剣道の稽古においては体力や技の鍛錬だけでなく、理論を学ぶことも大切です。
技能だけでなく、理論も身に付けてより厚みのある剣道を目指しましょう!
礼儀がいらない競技はありません
「剣道では礼儀を重んじる」とはよく言われることですが、どんなスポーツ・競技であれ、そして日常生活においても礼儀は大切なものですよね。
そこでこの記事では、"特に"剣道において礼儀が重要である理由を解説します。
剣道のルーツは真剣勝負
剣道の歴史を辿っていくと刀によって勝負をしていた時代に至ります。
命を賭けた文字通り「真剣勝負」です。
この時代では「相手に対する礼儀」などというものはなかったのではないでしょうか。
負けることは命を落とすことを意味しますから、「勝ちさえすればそれでいい」という考え方が主流であっても不思議はありません。
そこから時が流れ、「剣道」と名前を変えて現代の私達が学んでいるわけですが、そこに人間の闘争本能むき出しの戦いはもうありません。
闘争本能に任せて目の前の相手を攻撃するのではなく、それを抑えることに修行としての意義があります。
剣道は対人格闘技
剣道は有効打突を目指して互いの体(打突部位)を打ち合う競技です。
稽古の際には自分が打つばかりでなく相手の打突を受ける必要がありますが、打突を受けるのにも体力が必要ですし、痛みが伴うこともあるでしょう。
ここから分かるように、剣道仲間というのは単に「同じ競技に一緒に取り組む仲間」ではなく「互いがいてこそ(剣道として)成り立つ仲間」なのです。
他のスポーツなどに比べて特別礼儀が必要になるのはこういったところも影響しています。
礼儀なしに他人を竹刀で打っていいはずはないですよね。
剣道にプロはありません
剣道には野球やサッカーのような「プロ」が存在しません。
道場や教室で収入を得ている方や警察の特別訓練員のように専門的に剣道をしている方はいますが、直接的に試合に勝つことで暮らしを立てている人はいません。
そもそも、賞金がかかった大会を見たことがある人はいないと思います。
仮に剣道の技術を極限まで高められたとしても、それだけでは特段のメリットは無いのです。
剣道を学んで得るものが剣道の技術"だけ"ではもったいないということですね。
そこで礼儀を身に付けようということです。
武道である剣道を学ぶにあたって、剣道を知らない人よりも深く礼儀を考え、大切にする。
そういう姿勢を持ちたいですね。
解答例
以上を踏まえて「剣道で『礼儀を大切にする理由』について述べなさい」への解答例をまとめましょう。

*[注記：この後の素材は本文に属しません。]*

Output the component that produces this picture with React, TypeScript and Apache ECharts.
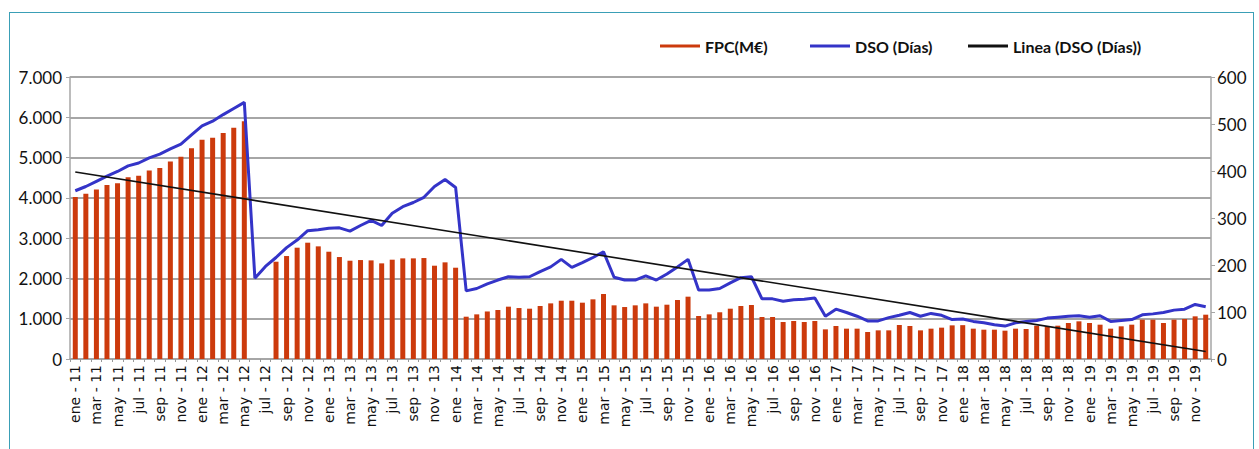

人間形成において礼儀が重要であることは言うまでもないが、剣道は対人格闘技的な性格を持つ競技であり、相手がいてさらに自分の打ちを受けてもらわなければ稽古は成り立たず、ここに相手へのより一層の感謝や尊敬の気持ちが求められる。
また、剣道において技術の習得だけを求めるのはその理念からも適切ではなく、端正な姿勢や丁寧な言葉遣い、他人の考えを受け入れる心構えなどを身に付けることに修行の重要な意義があると言える。
この記事がみなさんのお役に立てば幸いです。